From a philosophical perspective, however, I’d argue there is an ongoing weakness to the book. Palmer uncritically holds the perspective of a physicist who is almost purely interested in physical processes and assumes everything can be explained by them. This means that he failed to reflect on what his conclusions about doubt and knowability mean for these starting assumptions.
Nevertheless, it does not undermine the scope and quality of the book. It is a deeply interesting read that provides practical ideas about how to incorporate humility about our knowledge into decisions.
To finish, I should note that this article has only summarised his core ideas and deliberately left some of the more fascinating topics in The Primacy of Doubt out. As these are all topics I have already written about, in time, I will likely come back to his new philosophical interpretation of quantum physics, the intriguing account of human mental processes and the claimed implications for our thinking on consciousness and free will. Before then, I would recommend reading the book yourself!
Palmer, T., The Primacy of Doubt, Oxford University Press, 2022. p. xi
The Primacy of Doubt, p. 15
The Primacy of Doubt, p. 105
The Primacy of Doubt, p. 24
In mathematical terms, this is because the possible solutions form fractal sets.

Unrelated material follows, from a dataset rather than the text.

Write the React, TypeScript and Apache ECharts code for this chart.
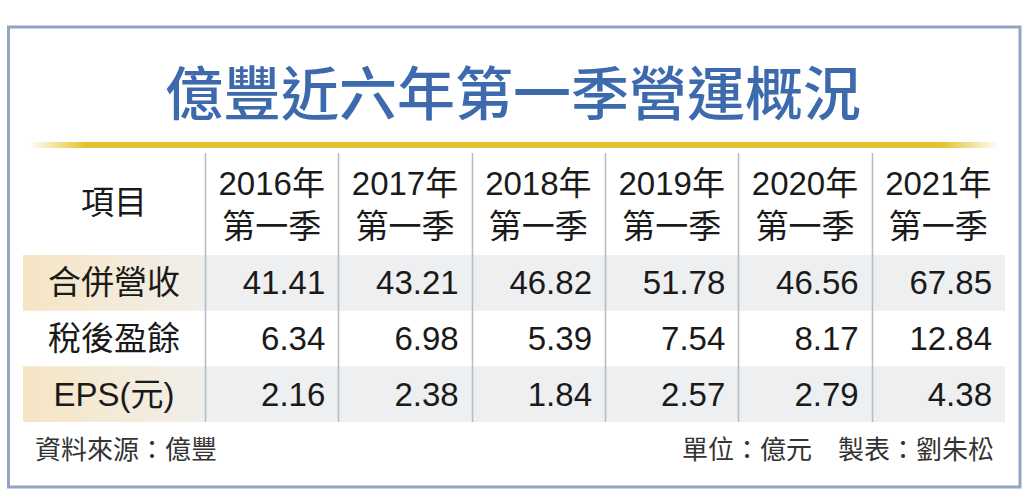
import React, { useEffect, useRef } from "react";
import * as echarts from "echarts";

// ---- data ----
const TITLE = "億豐近六年第一季營運概況";
const headerLabel = "項目";
const years = ["2016", "2017", "2018", "2019", "2020", "2021"];
const quarterLabel = "第一季";
const metrics = ["合併營收", "稅後盈餘", "EPS(元)"];
const revenue = [41.41, 43.21, 46.82, 51.78, 46.56, 67.85];
const netIncome = [6.34, 6.98, 5.39, 7.54, 8.17, 12.84];
const eps = [2.16, 2.38, 1.84, 2.57, 2.79, 4.38];
const sourceNote = "資料來源：億豐";
const unitNote = "單位：億元　製表：劉朱松";

const FONT = "'Liberation Sans', Arial, 'Noto Sans CJK TC', sans-serif";
const CJK = "'Noto Sans CJK TC', sans-serif";
const TEXT = "#1a1a1a";

export default function App() {
  const ref = useRef<HTMLDivElement>(null);

  useEffect(() => {
    document.body.style.margin = "0";
    if (!ref.current) return;
    const chart = echarts.init(ref.current, null, { renderer: "svg" });

    const rows = [revenue, netIncome, eps];
    const cellData: any[] = [];
    rows.forEach((vals, r) => vals.forEach((v, c) => cellData.push([c, r, v])));

    const option: any = {
      animation: false,
      backgroundColor: "#ffffff",
      grid: [
        { left: 23, top: 255, width: 182, height: 167 },
        { left: 205, top: 255, width: 800, height: 167 },
      ],
      xAxis: [
        {
          gridIndex: 0,
          type: "category",
          data: [headerLabel],
          position: "top",
          axisLine: { show: false },
          axisTick: { show: false },
          splitLine: { show: false },
          axisLabel: {
            fontSize: 33,
            lineHeight: 33,
            fontFamily: FONT,
            color: TEXT,
            margin: 36,
          },
        },
        {
          gridIndex: 1,
          type: "category",
          data: years,
          position: "top",
          axisLine: { show: false },
          axisTick: { show: false },
          splitLine: { show: false },
          axisLabel: {
            fontSize: 33,
            lineHeight: 43,
            fontFamily: FONT,
            color: TEXT,
            margin: 7,
            interval: 0,
            formatter: (v: string) => `${v}年\n${quarterLabel}`,
          },
        },
      ],
      yAxis: [
        { gridIndex: 0, type: "category", data: metrics, inverse: true, show: false },
        { gridIndex: 1, type: "category", data: metrics, inverse: true, show: false },
      ],
      series: [
        {
          type: "custom",
          xAxisIndex: 0,
          yAxisIndex: 0,
          z: 2,
          encode: { x: 0, y: 1 },
          data: metrics.map((_, i) => [0, i]),
          renderItem: (params: any, api: any) => {
            const r = api.value(1);
            const c = api.coord([0, r]);
            const s = api.size([1, 1]);
            const children: any[] = [];
            if (r % 2 === 0) {
              children.push({
                type: "rect",
                shape: { x: c[0] - s[0] / 2, y: c[1] - s[1] / 2, width: s[0], height: s[1] },
                style: {
                  fill: new echarts.graphic.LinearGradient(0, 0, 1, 0, [
                    { offset: 0, color: "#f6e5c4" },
                    { offset: 1, color: "#f1efeb" },
                  ]),
                },
              });
            }
            children.push({
              type: "text",
              z2: 5,
              style: {
                text: metrics[r],
                x: c[0],
                y: c[1],
                textAlign: "center",
                textVerticalAlign: "middle",
                align: "center",
                verticalAlign: "middle",
                fontSize: 33,
                fontFamily: FONT,
                fill: TEXT,
              },
            });
            return { type: "group", children };
          },
        },
        {
          type: "custom",
          xAxisIndex: 1,
          yAxisIndex: 1,
          z: 2,
          encode: { x: 0, y: 1 },
          data: cellData,
          renderItem: (params: any, api: any) => {
            const col = api.value(0);
            const r = api.value(1);
            const v = api.value(2);
            const c = api.coord([col, r]);
            const s = api.size([1, 1]);
            const children: any[] = [];
            if (r % 2 === 0) {
              children.push({
                type: "rect",
                shape: { x: c[0] - s[0] / 2, y: c[1] - s[1] / 2, width: s[0], height: s[1] },
                style: { fill: "#eeeff0" },
              });
            }
            children.push({
              type: "text",
              z2: 5,
              style: {
                text: Number(v).toFixed(2),
                x: c[0] + s[0] / 2 - 13,
                y: c[1],
                textAlign: "right",
                textVerticalAlign: "middle",
                align: "right",
                verticalAlign: "middle",
                fontSize: 33,
                fontFamily: FONT,
                fill: TEXT,
              },
            });
            return { type: "group", children };
          },
        },
        {
          type: "custom",
          xAxisIndex: 1,
          yAxisIndex: 1,
          z: 4,
          encode: { x: 0, y: 1 },
          data: years.map((_, i) => [i, 0]),
          renderItem: (params: any, api: any) => {
            const col = api.value(0);
            const c = api.coord([col, 0]);
            const s = api.size([1, 1]);
            const cs = params.coordSys;
            const x = Math.round(c[0] - s[0] / 2) + 0.5;
            return {
              type: "line",
              shape: { x1: x, y1: cs.y - 102, x2: x, y2: cs.y + cs.height },
              style: { stroke: "#b7bdc5", lineWidth: 1.6 },
            };
          },
        },
      ],
      graphic: [
        {
          type: "rect",
          z: 10,
          shape: { x: 8.5, y: 27, width: 1011.5, height: 460 },
          style: { fill: "none", stroke: "#93a5c2", lineWidth: 3 },
        },
        {
          type: "rect",
          z: 1,
          shape: { x: 28, y: 142, width: 972, height: 6 },
          style: {
            fill: new echarts.graphic.LinearGradient(0, 0, 1, 0, [
              { offset: 0, color: "rgba(229,195,45,0)" },
              { offset: 0.06, color: "#e4c22e" },
              { offset: 0.94, color: "#e4c22e" },
              { offset: 1, color: "rgba(229,195,45,0)" },
            ]),
          },
        },
        {
          type: "text",
          z: 5,
          x: 513,
          y: 90,
          style: {
            text: TITLE,
            textAlign: "center",
            textVerticalAlign: "middle",
            align: "center",
            verticalAlign: "middle",
            fontSize: 58,
            fontWeight: 500,
            fontFamily: CJK,
            fill: "#3c6aad",
          },
        },
        {
          type: "text",
          z: 5,
          x: 35,
          y: 447,
          style: {
            text: sourceNote,
            textAlign: "left",
            textVerticalAlign: "middle",
            align: "left",
            verticalAlign: "middle",
            fontSize: 26,
            fontFamily: CJK,
            fill: "#333333",
          },
        },
        {
          type: "text",
          z: 5,
          x: 994,
          y: 447,
          style: {
            text: unitNote,
            textAlign: "right",
            textVerticalAlign: "middle",
            align: "right",
            verticalAlign: "middle",
            fontSize: 26,
            fontFamily: CJK,
            fill: "#333333",
          },
        },
      ],
    };

    chart.setOption(option);
    return () => chart.dispose();
  }, []);

  return <div ref={ref} style={{ width: 1024, height: 501, background: "#fff" }} />;
}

The Primacy of Doubt, pp. 133-180
The Primacy of Doubt, pp. 47-64
The Primacy of Doubt, pp. 221-226
Loved this. In a policy sense it heightens, for me at least, the importance of cresting a principles base for action. If you cannot predict the outcome of an action with any certainty (and like you, I expect this to be particularly true in cases where complex social dynamics are at play) then I suspect you are left with three bases for acting: (1) an expression of power: policy action is always an expression of power, but in the absence of some other rationale it become only an expression of power (and in a democratic context this translates quickly into politics); (2) an expression of hope: policy action here becomes less about expectation of an outcome and more about a hoped for outcome; (3) an expression of principle: policy action here is based on a values set that endures irrespective of the specific outcomes it achieves. This last basis for action connects the 'good' to come from the action with the value it is based on, and endures even if a 'bad' occurs. Promoting free choice is a classic example.